● DATASET EXCERPT
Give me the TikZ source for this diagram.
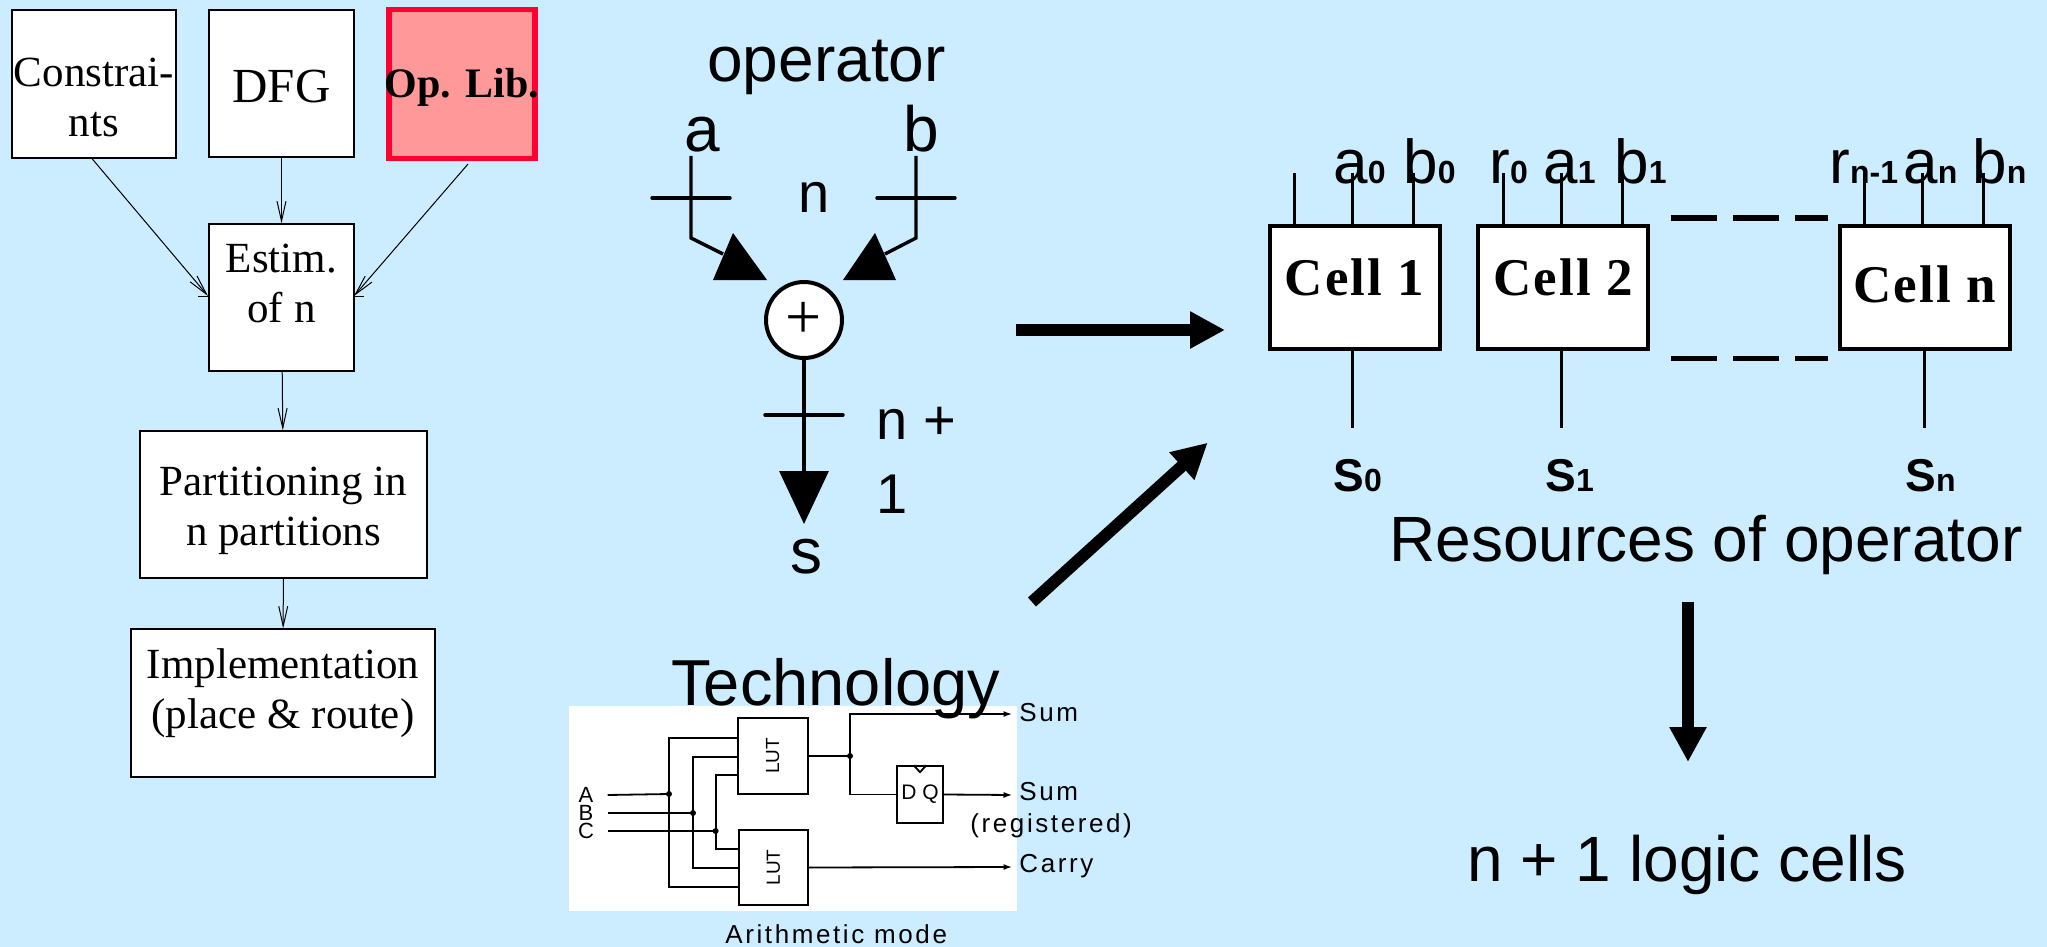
\documentclass[tikz,border=0pt]{standalone}
\usepackage{fontspec}
\usetikzlibrary{arrows.meta}
\setmainfont{Liberation Sans}
\newfontfamily\boxfont{Liberation Serif}
\newfontfamily\cellfont[LetterSpace=4]{Liberation Serif}
\newfontfamily\bookfont[LetterSpace=10]{Liberation Sans}
\definecolor{slidebg}{HTML}{CCECFF}
\definecolor{libred}{HTML}{FF0033}
\definecolor{libfill}{HTML}{FF9999}
\newcommand{\pinname}[2]{{\fontsize{31}{31}\selectfont #1}{\fontsize{16}{16}\selectfont\bfseries #2}}
\newcommand{\outname}[2]{{\fontsize{23}{24}\selectfont\bfseries #1}{\fontsize{16}{16}\selectfont\bfseries #2}}

\begin{document}
\begin{tikzpicture}[x=0.5pt,y=-0.5pt,>={Straight Barb[length=10pt,width=4.5pt]},
        flowbox/.style={draw,fill=white,line width=0.6pt,inner sep=0pt,align=center,
          font=\boxfont\fontsize{21.5}{25}\selectfont},
        cellbox/.style={draw,fill=white,line width=2pt,inner sep=0pt,align=center,
          minimum width=85pt,minimum height=61.5pt,
          font=\cellfont\bfseries\fontsize{26.5}{30}\selectfont},
        logicbox/.style={draw,line width=0.9pt,inner sep=0pt,font=\fontsize{9.5}{11}\selectfont},
        heading/.style={anchor=base west,inner sep=0pt,font=\fontsize{32}{38}\selectfont},
        pintext/.style={anchor=base west,inner sep=0pt},
        booktext/.style={anchor=base west,inner sep=0pt,font=\bookfont\fontsize{13}{15}\selectfont},
        flow/.style={->,line width=0.5pt},
        wire/.style={line width=1.7pt},
        pin/.style={line width=1.5pt},
        fine/.style={line width=0.9pt},
        fineout/.style={fine,-{Latex[length=4.5pt,width=3pt]}},
        fat/.style={line width=6pt,-{Triangle[length=17.5pt,width=17.5pt]}},
        gap/.style={line width=2.5pt,dash pattern=on 23pt off 8pt}]

  \fill[slidebg,use as bounding box] (0,0) rectangle (2047,947);

  \node[flowbox,minimum width=82pt,minimum height=74pt] (constraints) at (94,84) {Constrai-\\nts\\[-38pt]};
  \node[flowbox,minimum width=72.5pt,minimum height=73.5pt] (dfg) at (281.5,83.5) {\fontsize{24.5}{25}\selectfont DFG\\[-28pt]};
  \node[flowbox,draw=libred,fill=libfill,line width=2.75pt,minimum width=73pt,minimum height=74.3pt,
        font=\boxfont\bfseries\fontsize{21}{25}\selectfont] (oplib) at (462,84) {\makebox[0pt]{Op. Lib.}\\[-24pt]};
  \node[flowbox,minimum width=72.5pt,minimum height=73.5pt] (estim) at (281.5,297.5) {Estim.\\of n\\[-10.5pt]};
  \node[flowbox,minimum width=143.5pt,minimum height=73.5pt] (partition) at (283.5,504.5) {Partitioning in\\n partitions\\[-26.5pt]};
  \node[flowbox,minimum width=152pt,minimum height=74pt] (impl) at (283,703) {Implementation\\(place \& route)\\[-10.5pt]};

  \coordinate (estim_left) at (208,296);
  \coordinate (estim_right) at (354,296);
  \draw[flow] (constraints.south) ++(-1pt,0) -- (estim_left);
  \draw[flow] (dfg) -- (estim);
  \draw[flow] (oplib.south) ++(3pt,-1.5pt) -- (estim_right);
  \draw[flow] (estim) -- (partition);
  \draw[flow] (partition) -- (impl);
  \draw[line width=0.5pt] (estim_left) -- ++(-10,0);
  \draw[line width=0.5pt] (estim_right) -- ++(10,0);

  \node[heading] (op_title) at (707,82) {operator};
  \node[heading] (in_a) at (684,152) {a};
  \node[heading] (in_b) at (903,152) {b};
  \node[heading] (out_s) at (790,573) {s};
  \node[pintext,font=\fontsize{28}{37}\selectfont] (width_in) at (798,213) {n};
  \node[anchor=west,inner sep=0pt,align=left,font=\fontsize{28}{37}\selectfont] (width_out) at (876,460) {n +\\1};

  \node[draw,circle,fill=white,line width=2pt,inner sep=0pt,minimum size=38pt,
        font=\boxfont\fontsize{32}{32}\selectfont] (add) at (804,320) {+};

  \coordinate (a_top) at (691,156);
  \coordinate (a_bend) at (691,238);
  \coordinate (a_end) at (723,254);
  \coordinate (a_cross) at (691,198);
  \coordinate (b_top) at (916,156);
  \coordinate (b_bend) at (916,238);
  \coordinate (b_end) at (885,254);
  \coordinate (b_cross) at (916,198);
  \coordinate (s_cross) at (804,415);
  \coordinate (s_tip) at (804,524);

  \draw[wire] (a_top) -- (a_bend) -- (a_end);
  \draw[wire] (b_top) -- (b_bend) -- (b_end);
  \fill (733,233) -- (713,280) -- (767,280) -- cycle;
  \fill (875,233) -- (843,280) -- (896,280) -- cycle;
  \draw[wire,-{Triangle[length=26.5pt,width=24.5pt]}] (add.south) -- (s_tip);
  \draw[wire,line cap=round] ([xshift=-19.5pt]a_cross) -- ([xshift=19.5pt]a_cross);
  \draw[wire,line cap=round] ([xshift=-19.5pt]b_cross) -- ([xshift=19.5pt]b_cross);
  \draw[wire,line cap=round] ([xshift=-19.5pt]s_cross) -- ([xshift=19.5pt]s_cross);

  \coordinate (op_from) at (1016,330);
  \coordinate (op_to) at (1225,330);
  \coordinate (tech_from) at (1032,602);
  \coordinate (tech_to) at (1207.7,442.7);
  \coordinate (res_from) at (1688,602);
  \coordinate (res_to) at (1688,762);
  \draw[fat] (op_from) -- (op_to);
  \draw[fat] (tech_from) -- (tech_to);
  \draw[fat] (res_from) -- (res_to);

  \node[cellbox] (cell_1) at (1354.5,287) {Cell 1\\[-20pt]};
  \node[cellbox] (cell_2) at (1563,287) {Cell 2\\[-20pt]};
  \node[cellbox] (cell_n) at (1924.5,287) {Cell n\\[-27pt]};

  \draw[pin] ([xshift=-30pt]cell_1.north) -- ++(0,-50);
  \draw[pin] ([xshift=-1pt]cell_1.north) -- ++(0,-50);
  \draw[pin] ([xshift=29.5pt]cell_1.north) -- ++(0,-50);
  \draw[pin] ([xshift=-30pt]cell_2.north) -- ++(0,-50);
  \draw[pin] ([xshift=-1pt]cell_2.north) -- ++(0,-50);
  \draw[pin] ([xshift=29.5pt]cell_2.north) -- ++(0,-50);
  \draw[pin] ([xshift=-30pt]cell_n.north) -- ++(0,-50);
  \draw[pin] ([xshift=-1pt]cell_n.north) -- ++(0,-50);
  \draw[pin] ([xshift=29.5pt]cell_n.north) -- ++(0,-50);
  \draw[pin] ([xshift=-1pt]cell_1.south) -- ++(0,77);
  \draw[pin] ([xshift=-1pt]cell_2.south) -- ++(0,77);
  \draw[pin] (cell_n.south) -- ++(0,77);

  \coordinate (gap_top) at (1671,218);
  \coordinate (gap_top_end) at (1828,218);
  \coordinate (gap_bot) at (1671,358.5);
  \coordinate (gap_bot_end) at (1828,358.5);
  \draw[gap] (gap_top) -- (gap_top_end);
  \draw[gap] (gap_bot) -- (gap_bot_end);

  \node[pintext] (a_0) at (1333,184) {\pinname{a}{0}};
  \node[pintext] (b_0) at (1403,184) {\pinname{b}{0}};
  \node[pintext] (r_0) at (1489,184) {\pinname{r}{0}};
  \node[pintext] (a_1) at (1543,184) {\pinname{a}{1}};
  \node[pintext] (b_1) at (1614,184) {\pinname{b}{1}};
  \node[pintext] (r_n) at (1829,184) {\pinname{r}{n-1}};
  \node[pintext] (a_n) at (1903,184) {\pinname{a}{n}};
  \node[pintext] (b_n) at (1972,184) {\pinname{b}{n}};
  \node[pintext] (s_0) at (1333,491) {\outname{S}{0}};
  \node[pintext] (s_1) at (1545,491) {\outname{S}{1}};
  \node[pintext] (s_n) at (1905,491) {\outname{S}{n}};

  \node[heading] (res_title) at (1389,561) {Resources of operator};
  \node[heading] (result) at (1467,881) {n + 1 logic cells};

  \node[fill=white,inner sep=0pt,minimum width=223.75pt,minimum height=102.5pt] (tech_img) at (792.75,808.5) {};
  \node[heading,font=\fontsize{32.5}{38}\selectfont] (tech_title) at (671,705) {Technology};

  \node[logicbox,minimum width=35pt,minimum height=38pt] (lut_1) at (772.7,756) {\rotatebox{90}{LUT}};
  \node[logicbox,minimum width=34.5pt,minimum height=37.5pt] (lut_2) at (773.5,867.5) {\rotatebox{90}{LUT}};
  \node[logicbox,minimum width=23.3pt,minimum height=28.3pt,font=\fontsize{10.5}{12}\selectfont] (dff) at (920,794.5) {D Q};
  \draw[fine] ([xshift=-3.2pt]dff.north) -- ([yshift=-3.4pt]dff.north) -- ([xshift=3.2pt]dff.north);

  \node[inner sep=0pt,font=\fontsize{11}{12}\selectfont] (in_lut_a) at (586,795) {A};
  \node[inner sep=0pt,font=\fontsize{11}{12}\selectfont] (in_lut_b) at (586,813) {B};
  \node[inner sep=0pt,font=\fontsize{11}{12}\selectfont] (in_lut_c) at (586,831) {C};

  \coordinate (jn_a) at (669,794);
  \coordinate (jn_b) at (693,813);
  \coordinate (jn_c) at (715.6,831);
  \coordinate (lut_1_a) at (737.7,737.7);
  \coordinate (lut_1_b) at (737.7,756.7);
  \coordinate (lut_1_c) at (737.7,775);
  \coordinate (lut_2_a) at (739,887);
  \coordinate (lut_2_b) at (739,868);
  \coordinate (lut_2_c) at (739,849);
  \coordinate (tap) at (850,756);
  \coordinate (out_sum) at (1012.5,714);
  \coordinate (out_reg) at (1012.5,795);
  \coordinate (out_carry) at (1012.5,867);

  \draw[fine] ([xshift=7pt]in_lut_a.east) -- (jn_a);
  \draw[fine] ([xshift=7pt]in_lut_b.east) -- (jn_b);
  \draw[fine] ([xshift=7pt]in_lut_c.east) -- (jn_c);
  \draw[fine] (lut_1_a) -| (jn_a) |- (lut_2_a);
  \draw[fine] (lut_1_b) -| (jn_b) |- (lut_2_b);
  \draw[fine] (lut_1_c) -| (jn_c) |- (lut_2_c);
  \fill (jn_a) circle (1.5pt);
  \fill (jn_b) circle (1.5pt);
  \fill (jn_c) circle (1.5pt);
  \fill (tap) circle (1.5pt);

  \draw[fine] (lut_1.east) -- (tap);
  \draw[fineout] (tap) |- (out_sum);
  \draw[fine] (tap) |- (dff.west);
  \draw[fineout] (dff.east) -- (out_reg);
  \draw[fineout] (lut_2.east) -- (out_carry);

  \node[booktext] (sum_label) at (1019,721) {Sum};
  \node[booktext] (reg_label) at (1019,800) {Sum};
  \node[booktext] (reg_note) at (970,832) {(registered)};
  \node[booktext] (carry_label) at (1019,872) {Carry};
  \node[booktext] (mode_label) at (725,943) {Arithmetic mode};

\end{tikzpicture}
\end{document}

● WORK INSTRUCTIONS
Repeat the lines above, starting at the first and stopping after the line that holds "(0,0) rectangle (2047,947);", with the pictures left out.

● WORKED SOLUTION
Give me the TikZ source for this diagram.
\documentclass[tikz,border=0pt]{standalone}
\usepackage{fontspec}
\usetikzlibrary{arrows.meta}
\setmainfont{Liberation Sans}
\newfontfamily\boxfont{Liberation Serif}
\newfontfamily\cellfont[LetterSpace=4]{Liberation Serif}
\newfontfamily\bookfont[LetterSpace=10]{Liberation Sans}
\definecolor{slidebg}{HTML}{CCECFF}
\definecolor{libred}{HTML}{FF0033}
\definecolor{libfill}{HTML}{FF9999}
\newcommand{\pinname}[2]{{\fontsize{31}{31}\selectfont #1}{\fontsize{16}{16}\selectfont\bfseries #2}}
\newcommand{\outname}[2]{{\fontsize{23}{24}\selectfont\bfseries #1}{\fontsize{16}{16}\selectfont\bfseries #2}}

\begin{document}
\begin{tikzpicture}[x=0.5pt,y=-0.5pt,>={Straight Barb[length=10pt,width=4.5pt]},
        flowbox/.style={draw,fill=white,line width=0.6pt,inner sep=0pt,align=center,
          font=\boxfont\fontsize{21.5}{25}\selectfont},
        cellbox/.style={draw,fill=white,line width=2pt,inner sep=0pt,align=center,
          minimum width=85pt,minimum height=61.5pt,
          font=\cellfont\bfseries\fontsize{26.5}{30}\selectfont},
        logicbox/.style={draw,line width=0.9pt,inner sep=0pt,font=\fontsize{9.5}{11}\selectfont},
        heading/.style={anchor=base west,inner sep=0pt,font=\fontsize{32}{38}\selectfont},
        pintext/.style={anchor=base west,inner sep=0pt},
        booktext/.style={anchor=base west,inner sep=0pt,font=\bookfont\fontsize{13}{15}\selectfont},
        flow/.style={->,line width=0.5pt},
        wire/.style={line width=1.7pt},
        pin/.style={line width=1.5pt},
        fine/.style={line width=0.9pt},
        fineout/.style={fine,-{Latex[length=4.5pt,width=3pt]}},
        fat/.style={line width=6pt,-{Triangle[length=17.5pt,width=17.5pt]}},
        gap/.style={line width=2.5pt,dash pattern=on 23pt off 8pt}]

  \fill[slidebg,use as bounding box] (0,0) rectangle (2047,947);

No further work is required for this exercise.